#### [The task]
Pull each line holding the word "React" from the data.
-- start Input rows --
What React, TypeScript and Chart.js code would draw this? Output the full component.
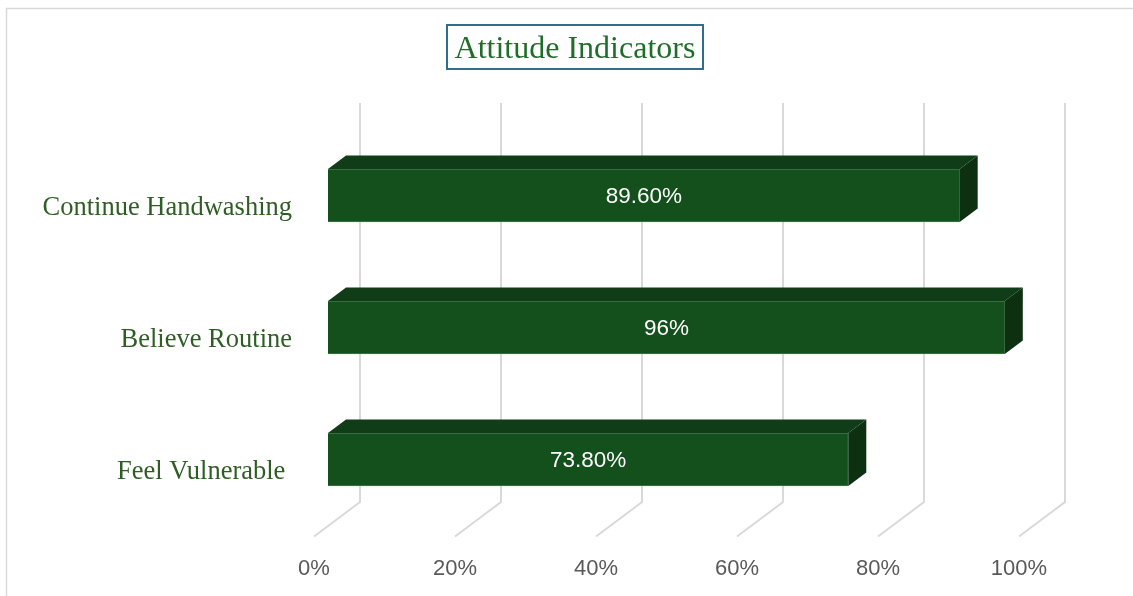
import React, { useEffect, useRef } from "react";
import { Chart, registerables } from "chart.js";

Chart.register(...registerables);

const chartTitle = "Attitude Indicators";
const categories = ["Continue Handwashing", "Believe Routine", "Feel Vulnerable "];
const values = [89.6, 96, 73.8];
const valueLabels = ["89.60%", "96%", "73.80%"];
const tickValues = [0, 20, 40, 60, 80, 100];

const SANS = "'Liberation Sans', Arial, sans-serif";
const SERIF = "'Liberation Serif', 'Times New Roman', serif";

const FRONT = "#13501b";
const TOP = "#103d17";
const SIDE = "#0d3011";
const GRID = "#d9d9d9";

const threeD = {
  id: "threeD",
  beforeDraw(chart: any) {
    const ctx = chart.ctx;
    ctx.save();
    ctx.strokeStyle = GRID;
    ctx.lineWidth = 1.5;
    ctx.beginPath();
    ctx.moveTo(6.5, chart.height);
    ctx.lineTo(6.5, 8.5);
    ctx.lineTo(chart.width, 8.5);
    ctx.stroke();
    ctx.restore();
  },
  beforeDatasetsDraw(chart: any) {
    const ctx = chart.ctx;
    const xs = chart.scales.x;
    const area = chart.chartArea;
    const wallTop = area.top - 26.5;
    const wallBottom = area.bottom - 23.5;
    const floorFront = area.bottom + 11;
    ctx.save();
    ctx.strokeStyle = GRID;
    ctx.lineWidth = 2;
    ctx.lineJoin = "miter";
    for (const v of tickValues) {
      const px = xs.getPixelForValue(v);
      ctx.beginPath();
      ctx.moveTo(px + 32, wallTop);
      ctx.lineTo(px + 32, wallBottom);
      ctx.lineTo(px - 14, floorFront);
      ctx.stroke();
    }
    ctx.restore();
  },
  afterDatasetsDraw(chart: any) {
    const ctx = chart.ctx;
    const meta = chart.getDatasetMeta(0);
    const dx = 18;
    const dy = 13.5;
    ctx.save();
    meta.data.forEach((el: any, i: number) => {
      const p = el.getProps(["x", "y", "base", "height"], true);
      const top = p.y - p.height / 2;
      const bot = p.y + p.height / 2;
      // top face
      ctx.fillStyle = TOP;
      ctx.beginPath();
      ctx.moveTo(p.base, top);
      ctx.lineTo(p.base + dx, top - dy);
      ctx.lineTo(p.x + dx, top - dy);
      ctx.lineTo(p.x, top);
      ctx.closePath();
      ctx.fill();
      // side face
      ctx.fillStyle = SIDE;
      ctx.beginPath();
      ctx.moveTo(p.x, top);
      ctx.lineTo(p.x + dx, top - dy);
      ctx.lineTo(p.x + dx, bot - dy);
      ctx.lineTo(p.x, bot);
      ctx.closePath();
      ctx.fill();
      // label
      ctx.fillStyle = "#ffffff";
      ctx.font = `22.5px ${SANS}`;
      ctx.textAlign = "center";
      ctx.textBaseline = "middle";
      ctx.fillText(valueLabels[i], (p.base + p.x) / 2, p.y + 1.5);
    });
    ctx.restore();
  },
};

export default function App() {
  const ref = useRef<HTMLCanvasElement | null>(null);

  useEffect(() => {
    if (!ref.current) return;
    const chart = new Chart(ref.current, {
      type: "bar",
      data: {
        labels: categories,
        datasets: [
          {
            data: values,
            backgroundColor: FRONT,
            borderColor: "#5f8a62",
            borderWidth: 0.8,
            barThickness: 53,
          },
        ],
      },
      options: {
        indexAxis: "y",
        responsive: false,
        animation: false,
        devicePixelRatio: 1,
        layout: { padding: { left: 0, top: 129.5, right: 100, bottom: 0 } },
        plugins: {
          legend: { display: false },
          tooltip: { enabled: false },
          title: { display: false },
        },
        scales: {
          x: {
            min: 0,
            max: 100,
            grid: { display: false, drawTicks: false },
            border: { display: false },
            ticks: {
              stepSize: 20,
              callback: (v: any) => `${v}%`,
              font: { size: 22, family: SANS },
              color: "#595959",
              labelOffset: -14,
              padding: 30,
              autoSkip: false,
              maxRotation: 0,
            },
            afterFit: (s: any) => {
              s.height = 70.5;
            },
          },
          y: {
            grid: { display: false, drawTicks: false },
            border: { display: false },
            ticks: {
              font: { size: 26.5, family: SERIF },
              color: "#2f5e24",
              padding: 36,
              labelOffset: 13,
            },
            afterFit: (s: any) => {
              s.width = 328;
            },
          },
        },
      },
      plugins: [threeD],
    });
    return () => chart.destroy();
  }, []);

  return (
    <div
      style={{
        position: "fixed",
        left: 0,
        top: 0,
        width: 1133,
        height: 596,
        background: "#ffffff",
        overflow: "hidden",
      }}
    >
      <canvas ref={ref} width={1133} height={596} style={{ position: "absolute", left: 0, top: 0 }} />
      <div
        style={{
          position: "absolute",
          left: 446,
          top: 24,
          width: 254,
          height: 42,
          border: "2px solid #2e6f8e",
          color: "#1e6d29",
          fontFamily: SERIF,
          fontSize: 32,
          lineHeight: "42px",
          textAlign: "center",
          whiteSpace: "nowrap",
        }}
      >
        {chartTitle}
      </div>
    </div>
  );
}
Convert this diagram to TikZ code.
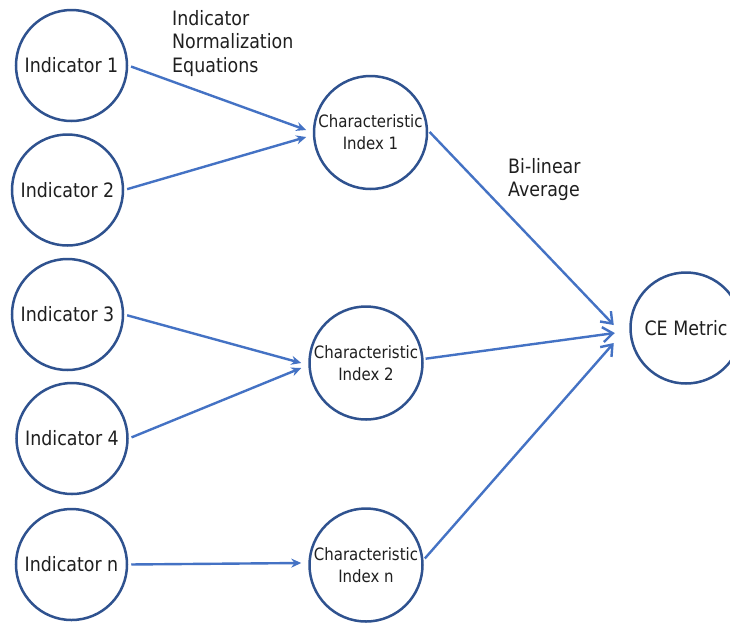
-- end Input rows --
#### [Task result]
What React, TypeScript and Chart.js code would draw this? Output the full component.
import React, { useEffect, useRef } from "react";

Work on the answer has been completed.